Task directions – Transcribe all of the data exactly. Omit the pictures.

Source data –

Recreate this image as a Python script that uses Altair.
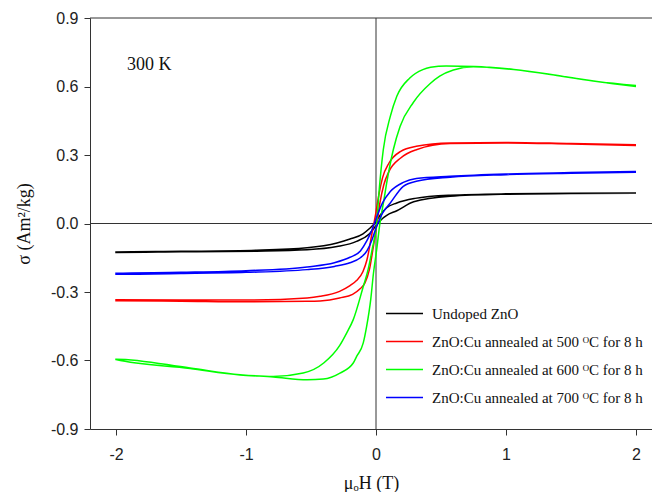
import altair as alt
import pandas as pd

series_names = [
    "Undoped ZnO",
    "ZnO:Cu annealed at 500 ᴼC for 8 h",
    "ZnO:Cu annealed at 600 ᴼC for 8 h",
    "ZnO:Cu annealed at 700 ᴼC for 8 h",
]
series_colors = ["#000000", "#ff0000", "#00ff00", "#0000ff"]

# Undoped ZnO: descending branch (+2 -> -2) then ascending branch (-2 -> +2)
black_desc_x = [2.0, 1.5, 1.0, 0.57, 0.3, 0.16, 0.08, 0.03, 0.0, -0.05, -0.1, -0.2, -0.3, -0.53, -0.92, -1.5, -2.0]
black_desc_y = [0.134, 0.132, 0.130, 0.124, 0.110, 0.090, 0.068, 0.035, 0.008, -0.022, -0.045, -0.068, -0.085, -0.106, -0.117, -0.122, -0.125]
black_asc_x = [-2.0, -1.5, -0.92, -0.53, -0.3, -0.15, -0.05, 0.0, 0.05, 0.08, 0.16, 0.29, 0.57, 1.0, 1.5, 2.0]
black_asc_y = [-0.127, -0.124, -0.121, -0.115, -0.101, -0.078, -0.045, -0.01, 0.022, 0.035, 0.056, 0.095, 0.119, 0.128, 0.131, 0.133]

# 500 C
red_desc_x = [2.0, 1.5, 1.0, 0.57, 0.31, 0.19, 0.1, 0.05, 0.02, 0.0, -0.03, -0.07, -0.1, -0.15, -0.2, -0.28, -0.43, -0.53, -1.0, -1.5, -2.0]
red_desc_y = [0.345, 0.350, 0.355, 0.353, 0.338, 0.316, 0.265, 0.200, 0.120, 0.050, -0.040, -0.160, -0.210, -0.250, -0.272, -0.297, -0.319, -0.326, -0.335, -0.335, -0.334]
red_asc_x = [-2.0, -1.5, -1.0, -0.53, -0.43, -0.28, -0.18, -0.12, -0.085, -0.05, -0.02, 0.0, 0.03, 0.06, 0.1, 0.19, 0.31, 0.57, 1.0, 1.5, 2.0]
red_asc_y = [-0.338, -0.340, -0.343, -0.341, -0.339, -0.326, -0.310, -0.285, -0.260, -0.200, -0.100, -0.030, 0.090, 0.170, 0.228, 0.287, 0.323, 0.350, 0.353, 0.348, 0.342]

# 600 C
green_desc_x = [2.0, 1.7, 1.44, 1.06, 0.76, 0.54, 0.42, 0.36, 0.26, 0.16, 0.11, 0.056, 0.025, 0.005, -0.03, -0.06, -0.1, -0.175, -0.226, -0.28, -0.4, -0.56, -0.79, -1.046, -1.43, -2.0]
green_desc_y = [0.604, 0.622, 0.644, 0.674, 0.688, 0.690, 0.684, 0.674, 0.637, 0.557, 0.469, 0.323, 0.150, 0.000, -0.115, -0.200, -0.280, -0.421, -0.480, -0.535, -0.610, -0.655, -0.670, -0.662, -0.633, -0.594]
green_asc_x = [-2.0, -1.43, -1.046, -0.79, -0.53, -0.405, -0.277, -0.175, -0.149, -0.098, -0.072, -0.04, -0.02, 0.005, 0.03, 0.06, 0.082, 0.133, 0.185, 0.287, 0.415, 0.49, 0.595, 0.75, 1.06, 1.44, 1.7, 2.0]
green_asc_y = [-0.596, -0.635, -0.663, -0.672, -0.684, -0.681, -0.655, -0.611, -0.582, -0.523, -0.451, -0.330, -0.220, -0.115, 0.000, 0.100, 0.177, 0.323, 0.425, 0.530, 0.612, 0.645, 0.672, 0.686, 0.675, 0.644, 0.622, 0.600]

# 700 C
blue_desc_x = [2.0, 1.5, 1.0, 0.57, 0.31, 0.21, 0.11, 0.05, 0.0, -0.04, -0.07, -0.12, -0.2, -0.32, -0.53, -1.0, -1.5, -2.0]
blue_desc_y = [0.228, 0.223, 0.217, 0.207, 0.197, 0.180, 0.140, 0.090, 0.020, -0.040, -0.075, -0.120, -0.148, -0.172, -0.190, -0.207, -0.214, -0.218]
blue_asc_x = [-2.0, -1.5, -1.0, -0.53, -0.32, -0.2, -0.12, -0.07, -0.03, 0.0, 0.05, 0.11, 0.21, 0.31, 0.57, 1.0, 1.5, 2.0]
blue_asc_y = [-0.222, -0.219, -0.214, -0.202, -0.188, -0.172, -0.150, -0.120, -0.070, -0.020, 0.045, 0.090, 0.163, 0.185, 0.203, 0.214, 0.220, 0.224]

x_ticks = [-2, -1, 0, 1, 2]
y_ticks = [-0.9, -0.6, -0.3, 0.0, 0.3, 0.6, 0.9]

rows = []
branches = [
    (series_names[0], black_desc_x + black_asc_x, black_desc_y + black_asc_y),
    (series_names[1], red_desc_x + red_asc_x, red_desc_y + red_asc_y),
    (series_names[2], green_desc_x + green_asc_x, green_desc_y + green_asc_y),
    (series_names[3], blue_desc_x + blue_asc_x, blue_desc_y + blue_asc_y),
]
for name, xs, ys in branches:
    for i, (xv, yv) in enumerate(zip(xs, ys)):
        rows.append({"series": name, "H": xv, "M": yv, "seq": i})
df = pd.DataFrame(rows)

xscale = alt.Scale(domain=[-2.2, 2.123], nice=False, zero=False)
yscale = alt.Scale(domain=[-0.9, 0.9], nice=False, zero=False)

lines = alt.Chart(df).mark_line(strokeWidth=1.5, interpolate="monotone").encode(
    x=alt.X("H:Q", scale=xscale,
            axis=alt.Axis(values=x_ticks, title="μₒH (T)", grid=False,
                          labelExpr="replace(format(datum.value, 'd'), '\u2212', '-')",
                          titleFont="Liberation Serif", titleFontSize=18, titleFontWeight="normal",
                          titlePadding=12, labelPadding=11)),
    y=alt.Y("M:Q", scale=yscale,
            axis=alt.Axis(values=y_ticks, title="σ (Am²/kg)", grid=False,
                          labelExpr="replace(format(datum.value, '.1f'), '\u2212', '-')",
                          titleFont="Liberation Serif", titleFontSize=18, titleFontWeight="normal",
                          titlePadding=17, labelPadding=6)),
    color=alt.Color("series:N", scale=alt.Scale(domain=series_names, range=series_colors),
                    sort=series_names,
                    legend=alt.Legend(title=None, orient="none", legendX=295, legendY=276,
                                      symbolType="stroke", symbolSize=1369, symbolStrokeWidth=1.5,
                                      labelFont="Liberation Serif", labelFontSize=15, labelColor="#111",
                                      labelOffset=8, rowPadding=-13, padding=0, labelLimit=400)),
    order="seq:Q",
)

zero_h = alt.Chart().mark_rule(color="#333", strokeWidth=1).encode(y=alt.datum(0.0))
zero_v = alt.Chart().mark_rule(color="#333", strokeWidth=1).encode(x=alt.datum(0.0))
top_line = alt.Chart().mark_rule(color="#333", strokeWidth=1).encode(y=alt.datum(0.9))

label_df = pd.DataFrame({"H": [-1.915], "M": [0.674], "t": ["300 K"]})
label = alt.Chart(label_df).mark_text(align="left", baseline="alphabetic", font="Liberation Serif",
                                      fontSize=18, color="#111").encode(
    x=alt.X("H:Q", scale=xscale), y=alt.Y("M:Q", scale=yscale), text="t:N")

chart = alt.layer(zero_h, zero_v, top_line, lines, label).properties(
    width=562, height=411,
    autosize=alt.AutoSizeParams(type="none"),
    padding={"left": 82, "top": 10, "right": 0, "bottom": 63},
).configure_view(stroke=None).configure_axis(
    domainColor="#333", domainWidth=1, tickColor="#333", tickSize=6, tickWidth=1,
    labelFont="Liberation Sans", labelFontSize=16, labelColor="#222", titleColor="#111",
)

chart.save("out.html", embed_options={"renderer": "svg", "actions": False})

Task response –
Recreate this image as a Python script that uses Altair.
import altair as alt
import pandas as pd

series_names = [
    "Undoped ZnO",
    "ZnO:Cu annealed at 500 ᴼC for 8 h",
    "ZnO:Cu annealed at 600 ᴼC for 8 h",
    "ZnO:Cu annealed at 700 ᴼC for 8 h",
]
series_colors = ["#000000", "#ff0000", "#00ff00", "#0000ff"]

# Undoped ZnO: descending branch (+2 -> -2) then ascending branch (-2 -> +2)
black_desc_x = [2.0, 1.5, 1.0, 0.57, 0.3, 0.16, 0.08, 0.03, 0.0, -0.05, -0.1, -0.2, -0.3, -0.53, -0.92, -1.5, -2.0]
black_desc_y = [0.134, 0.132, 0.130, 0.124, 0.110, 0.090, 0.068, 0.035, 0.008, -0.022, -0.045, -0.068, -0.085, -0.106, -0.117, -0.122, -0.125]
black_asc_x = [-2.0, -1.5, -0.92, -0.53, -0.3, -0.15, -0.05, 0.0, 0.05, 0.08, 0.16, 0.29, 0.57, 1.0, 1.5, 2.0]
black_asc_y = [-0.127, -0.124, -0.121, -0.115, -0.101, -0.078, -0.045, -0.01, 0.022, 0.035, 0.056, 0.095, 0.119, 0.128, 0.131, 0.133]

# 500 C
red_desc_x = [2.0, 1.5, 1.0, 0.57, 0.31, 0.19, 0.1, 0.05, 0.02, 0.0, -0.03, -0.07, -0.1, -0.15, -0.2, -0.28, -0.43, -0.53, -1.0, -1.5, -2.0]
red_desc_y = [0.345, 0.350, 0.355, 0.353, 0.338, 0.316, 0.265, 0.200, 0.120, 0.050, -0.040, -0.160, -0.210, -0.250, -0.272, -0.297, -0.319, -0.326, -0.335, -0.335, -0.334]
red_asc_x = [-2.0, -1.5, -1.0, -0.53, -0.43, -0.28, -0.18, -0.12, -0.085, -0.05, -0.02, 0.0, 0.03, 0.06, 0.1, 0.19, 0.31, 0.57, 1.0, 1.5, 2.0]
red_asc_y = [-0.338, -0.340, -0.343, -0.341, -0.339, -0.326, -0.310, -0.285, -0.260, -0.200, -0.100, -0.030, 0.090, 0.170, 0.228, 0.287, 0.323, 0.350, 0.353, 0.348, 0.342]

# 600 C
green_desc_x = [2.0, 1.7, 1.44, 1.06, 0.76, 0.54, 0.42, 0.36, 0.26, 0.16, 0.11, 0.056, 0.025, 0.005, -0.03, -0.06, -0.1, -0.175, -0.226, -0.28, -0.4, -0.56, -0.79, -1.046, -1.43, -2.0]
green_desc_y = [0.604, 0.622, 0.644, 0.674, 0.688, 0.690, 0.684, 0.674, 0.637, 0.557, 0.469, 0.323, 0.150, 0.000, -0.115, -0.200, -0.280, -0.421, -0.480, -0.535, -0.610, -0.655, -0.670, -0.662, -0.633, -0.594]
green_asc_x = [-2.0, -1.43, -1.046, -0.79, -0.53, -0.405, -0.277, -0.175, -0.149, -0.098, -0.072, -0.04, -0.02, 0.005, 0.03, 0.06, 0.082, 0.133, 0.185, 0.287, 0.415, 0.49, 0.595, 0.75, 1.06, 1.44, 1.7, 2.0]
green_asc_y = [-0.596, -0.635, -0.663, -0.672, -0.684, -0.681, -0.655, -0.611, -0.582, -0.523, -0.451, -0.330, -0.220, -0.115, 0.000, 0.100, 0.177, 0.323, 0.425, 0.530, 0.612, 0.645, 0.672, 0.686, 0.675, 0.644, 0.622, 0.600]

# 700 C
blue_desc_x = [2.0, 1.5, 1.0, 0.57, 0.31, 0.21, 0.11, 0.05, 0.0, -0.04, -0.07, -0.12, -0.2, -0.32, -0.53, -1.0, -1.5, -2.0]
blue_desc_y = [0.228, 0.223, 0.217, 0.207, 0.197, 0.180, 0.140, 0.090, 0.020, -0.040, -0.075, -0.120, -0.148, -0.172, -0.190, -0.207, -0.214, -0.218]
blue_asc_x = [-2.0, -1.5, -1.0, -0.53, -0.32, -0.2, -0.12, -0.07, -0.03, 0.0, 0.05, 0.11, 0.21, 0.31, 0.57, 1.0, 1.5, 2.0]
blue_asc_y = [-0.222, -0.219, -0.214, -0.202, -0.188, -0.172, -0.150, -0.120, -0.070, -0.020, 0.045, 0.090, 0.163, 0.185, 0.203, 0.214, 0.220, 0.224]

x_ticks = [-2, -1, 0, 1, 2]
y_ticks = [-0.9, -0.6, -0.3, 0.0, 0.3, 0.6, 0.9]

rows = []
branches = [
    (series_names[0], black_desc_x + black_asc_x, black_desc_y + black_asc_y),
    (series_names[1], red_desc_x + red_asc_x, red_desc_y + red_asc_y),
    (series_names[2], green_desc_x + green_asc_x, green_desc_y + green_asc_y),
    (series_names[3], blue_desc_x + blue_asc_x, blue_desc_y + blue_asc_y),
]
for name, xs, ys in branches:
    for i, (xv, yv) in enumerate(zip(xs, ys)):
        rows.append({"series": name, "H": xv, "M": yv, "seq": i})
df = pd.DataFrame(rows)

xscale = alt.Scale(domain=[-2.2, 2.123], nice=False, zero=False)
yscale = alt.Scale(domain=[-0.9, 0.9], nice=False, zero=False)

lines = alt.Chart(df).mark_line(strokeWidth=1.5, interpolate="monotone").encode(
    x=alt.X("H:Q", scale=xscale,
            axis=alt.Axis(values=x_ticks, title="μₒH (T)", grid=False,
                          labelExpr="replace(format(datum.value, 'd'), '\u2212', '-')",
                          titleFont="Liberation Serif", titleFontSize=18, titleFontWeight="normal",
                          titlePadding=12, labelPadding=11)),
    y=alt.Y("M:Q", scale=yscale,
            axis=alt.Axis(values=y_ticks, title="σ (Am²/kg)", grid=False,
                          labelExpr="replace(format(datum.value, '.1f'), '\u2212', '-')",
                          titleFont="Liberation Serif", titleFontSize=18, titleFontWeight="normal",
                          titlePadding=17, labelPadding=6)),
    color=alt.Color("series:N", scale=alt.Scale(domain=series_names, range=series_colors),
                    sort=series_names,
                    legend=alt.Legend(title=None, orient="none", legendX=295, legendY=276,
                                      symbolType="stroke", symbolSize=1369, symbolStrokeWidth=1.5,
                                      labelFont="Liberation Serif", labelFontSize=15, labelColor="#111",
                                      labelOffset=8, rowPadding=-13, padding=0, labelLimit=400)),
    order="seq:Q",
)

zero_h = alt.Chart().mark_rule(color="#333", strokeWidth=1).encode(y=alt.datum(0.0))
zero_v = alt.Chart().mark_rule(color="#333", strokeWidth=1).encode(x=alt.datum(0.0))
top_line = alt.Chart().mark_rule(color="#333", strokeWidth=1).encode(y=alt.datum(0.9))

label_df = pd.DataFrame({"H": [-1.915], "M": [0.674], "t": ["300 K"]})
label = alt.Chart(label_df).mark_text(align="left", baseline="alphabetic", font="Liberation Serif",
                                      fontSize=18, color="#111").encode(
    x=alt.X("H:Q", scale=xscale), y=alt.Y("M:Q", scale=yscale), text="t:N")

chart = alt.layer(zero_h, zero_v, top_line, lines, label).properties(
    width=562, height=411,
    autosize=alt.AutoSizeParams(type="none"),
    padding={"left": 82, "top": 10, "right": 0, "bottom": 63},
).configure_view(stroke=None).configure_axis(
    domainColor="#333", domainWidth=1, tickColor="#333", tickSize=6, tickWidth=1,
    labelFont="Liberation Sans", labelFontSize=16, labelColor="#222", titleColor="#111",
)

chart.save("out.html", embed_options={"renderer": "svg", "actions": False})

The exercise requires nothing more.